• Aim: Quote only the lines from the top of the listing below down to and including the line with "temperature in K)".

• Data section:
--------------------------------------------------

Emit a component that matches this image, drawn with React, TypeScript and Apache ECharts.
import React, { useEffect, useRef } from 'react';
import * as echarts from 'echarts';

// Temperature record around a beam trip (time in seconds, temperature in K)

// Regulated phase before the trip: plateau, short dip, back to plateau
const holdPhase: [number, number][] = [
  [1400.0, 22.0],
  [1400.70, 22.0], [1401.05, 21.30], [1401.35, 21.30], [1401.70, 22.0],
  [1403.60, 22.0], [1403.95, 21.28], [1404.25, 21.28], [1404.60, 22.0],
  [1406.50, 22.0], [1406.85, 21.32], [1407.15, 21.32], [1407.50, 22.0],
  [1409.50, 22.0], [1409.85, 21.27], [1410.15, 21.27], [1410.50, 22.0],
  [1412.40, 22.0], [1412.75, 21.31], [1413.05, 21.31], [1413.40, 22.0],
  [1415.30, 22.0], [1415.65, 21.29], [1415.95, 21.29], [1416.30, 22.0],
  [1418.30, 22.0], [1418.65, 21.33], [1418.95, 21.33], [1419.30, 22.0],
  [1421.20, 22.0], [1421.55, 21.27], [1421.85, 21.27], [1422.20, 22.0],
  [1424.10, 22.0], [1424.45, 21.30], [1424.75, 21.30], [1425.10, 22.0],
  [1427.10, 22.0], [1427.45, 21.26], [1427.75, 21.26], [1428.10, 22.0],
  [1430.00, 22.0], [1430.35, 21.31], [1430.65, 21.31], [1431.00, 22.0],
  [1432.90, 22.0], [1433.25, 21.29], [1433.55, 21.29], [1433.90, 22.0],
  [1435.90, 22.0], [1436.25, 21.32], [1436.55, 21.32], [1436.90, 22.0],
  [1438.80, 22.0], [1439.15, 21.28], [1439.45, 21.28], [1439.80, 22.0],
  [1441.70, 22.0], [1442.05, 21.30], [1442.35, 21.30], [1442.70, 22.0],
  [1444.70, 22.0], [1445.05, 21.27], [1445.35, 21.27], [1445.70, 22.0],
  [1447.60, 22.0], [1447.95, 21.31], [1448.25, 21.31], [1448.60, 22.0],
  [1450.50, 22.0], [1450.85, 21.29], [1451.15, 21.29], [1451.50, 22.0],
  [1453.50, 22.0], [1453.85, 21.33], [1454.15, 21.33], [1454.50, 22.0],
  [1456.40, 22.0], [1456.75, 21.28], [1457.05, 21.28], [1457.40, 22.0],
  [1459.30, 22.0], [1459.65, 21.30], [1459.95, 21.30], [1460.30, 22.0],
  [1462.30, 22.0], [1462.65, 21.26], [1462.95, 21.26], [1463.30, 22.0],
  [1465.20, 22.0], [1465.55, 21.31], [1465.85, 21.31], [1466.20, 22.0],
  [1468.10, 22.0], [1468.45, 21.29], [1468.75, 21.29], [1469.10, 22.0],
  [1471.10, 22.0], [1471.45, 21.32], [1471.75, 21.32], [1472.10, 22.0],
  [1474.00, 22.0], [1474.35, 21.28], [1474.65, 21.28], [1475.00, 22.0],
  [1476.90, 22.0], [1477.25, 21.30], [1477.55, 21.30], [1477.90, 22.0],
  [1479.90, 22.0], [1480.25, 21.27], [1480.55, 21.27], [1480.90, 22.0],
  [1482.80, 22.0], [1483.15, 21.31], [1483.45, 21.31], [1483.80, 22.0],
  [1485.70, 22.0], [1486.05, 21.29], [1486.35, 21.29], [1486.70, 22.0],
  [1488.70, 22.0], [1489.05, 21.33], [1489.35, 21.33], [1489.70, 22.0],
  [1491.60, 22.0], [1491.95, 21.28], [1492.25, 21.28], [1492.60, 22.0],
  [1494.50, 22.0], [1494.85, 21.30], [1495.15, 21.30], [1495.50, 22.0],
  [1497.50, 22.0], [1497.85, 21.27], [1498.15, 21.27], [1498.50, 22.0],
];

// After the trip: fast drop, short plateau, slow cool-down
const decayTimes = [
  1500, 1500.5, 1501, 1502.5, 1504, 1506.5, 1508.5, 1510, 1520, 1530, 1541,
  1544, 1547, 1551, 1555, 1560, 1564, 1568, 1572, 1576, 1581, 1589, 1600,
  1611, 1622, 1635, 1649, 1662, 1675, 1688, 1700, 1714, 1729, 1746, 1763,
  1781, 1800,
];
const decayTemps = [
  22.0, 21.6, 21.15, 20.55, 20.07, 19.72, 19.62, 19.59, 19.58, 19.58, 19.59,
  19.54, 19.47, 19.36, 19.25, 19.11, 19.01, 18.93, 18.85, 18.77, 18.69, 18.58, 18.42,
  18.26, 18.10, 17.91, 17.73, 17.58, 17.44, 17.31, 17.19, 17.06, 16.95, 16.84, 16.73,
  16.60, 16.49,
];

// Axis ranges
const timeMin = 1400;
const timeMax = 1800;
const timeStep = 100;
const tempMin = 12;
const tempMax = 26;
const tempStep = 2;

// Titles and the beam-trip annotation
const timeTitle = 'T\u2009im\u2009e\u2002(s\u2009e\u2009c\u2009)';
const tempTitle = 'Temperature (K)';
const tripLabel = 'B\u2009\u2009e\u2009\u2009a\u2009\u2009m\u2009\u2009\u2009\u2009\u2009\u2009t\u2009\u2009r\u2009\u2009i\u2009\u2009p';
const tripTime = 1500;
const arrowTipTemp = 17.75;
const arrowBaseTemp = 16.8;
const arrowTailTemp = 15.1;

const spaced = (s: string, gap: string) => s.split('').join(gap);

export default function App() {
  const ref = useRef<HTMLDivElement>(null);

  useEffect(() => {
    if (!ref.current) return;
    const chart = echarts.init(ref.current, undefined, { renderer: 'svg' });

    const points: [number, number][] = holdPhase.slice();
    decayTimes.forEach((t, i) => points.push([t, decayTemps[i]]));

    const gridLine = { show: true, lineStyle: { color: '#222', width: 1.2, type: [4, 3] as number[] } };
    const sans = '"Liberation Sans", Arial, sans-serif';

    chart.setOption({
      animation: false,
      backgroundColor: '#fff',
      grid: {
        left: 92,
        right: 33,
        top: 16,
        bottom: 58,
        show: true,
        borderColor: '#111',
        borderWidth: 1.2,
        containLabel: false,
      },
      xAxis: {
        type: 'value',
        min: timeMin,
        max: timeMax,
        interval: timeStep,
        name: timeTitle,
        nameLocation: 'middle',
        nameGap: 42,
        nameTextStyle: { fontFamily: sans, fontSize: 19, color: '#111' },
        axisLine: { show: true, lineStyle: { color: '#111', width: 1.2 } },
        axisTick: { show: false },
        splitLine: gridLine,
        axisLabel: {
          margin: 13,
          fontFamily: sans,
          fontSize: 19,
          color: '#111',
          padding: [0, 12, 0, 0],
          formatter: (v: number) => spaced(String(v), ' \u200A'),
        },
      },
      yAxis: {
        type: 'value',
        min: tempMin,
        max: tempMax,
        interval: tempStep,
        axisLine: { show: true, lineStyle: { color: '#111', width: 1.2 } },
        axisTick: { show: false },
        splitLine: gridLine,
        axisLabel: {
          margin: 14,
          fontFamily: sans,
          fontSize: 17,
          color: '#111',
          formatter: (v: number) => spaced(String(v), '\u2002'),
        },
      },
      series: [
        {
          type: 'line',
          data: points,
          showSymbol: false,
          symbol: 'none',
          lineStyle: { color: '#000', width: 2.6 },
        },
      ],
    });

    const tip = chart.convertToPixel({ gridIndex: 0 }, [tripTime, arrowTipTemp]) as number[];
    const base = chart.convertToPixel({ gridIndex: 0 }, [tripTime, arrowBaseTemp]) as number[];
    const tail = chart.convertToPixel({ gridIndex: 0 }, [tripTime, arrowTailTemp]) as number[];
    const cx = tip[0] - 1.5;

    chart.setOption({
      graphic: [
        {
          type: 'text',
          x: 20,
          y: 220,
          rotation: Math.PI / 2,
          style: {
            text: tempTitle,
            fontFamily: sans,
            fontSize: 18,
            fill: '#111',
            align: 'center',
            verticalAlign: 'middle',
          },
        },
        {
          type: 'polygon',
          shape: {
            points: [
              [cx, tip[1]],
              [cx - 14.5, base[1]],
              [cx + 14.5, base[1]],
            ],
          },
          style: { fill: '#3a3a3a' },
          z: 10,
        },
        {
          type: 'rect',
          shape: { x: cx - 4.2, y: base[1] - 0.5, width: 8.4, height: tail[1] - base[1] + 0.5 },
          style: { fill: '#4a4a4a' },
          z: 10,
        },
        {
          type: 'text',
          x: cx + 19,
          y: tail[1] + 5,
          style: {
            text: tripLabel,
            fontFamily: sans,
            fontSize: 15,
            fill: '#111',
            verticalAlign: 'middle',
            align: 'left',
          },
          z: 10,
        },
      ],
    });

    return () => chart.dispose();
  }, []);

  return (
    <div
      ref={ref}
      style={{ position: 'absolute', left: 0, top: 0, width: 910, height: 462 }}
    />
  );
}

--------------------------------------------------

• Exercise response:
Emit a component that matches this image, drawn with React, TypeScript and Apache ECharts.
import React, { useEffect, useRef } from 'react';
import * as echarts from 'echarts';

// Temperature record around a beam trip (time in seconds, temperature in K)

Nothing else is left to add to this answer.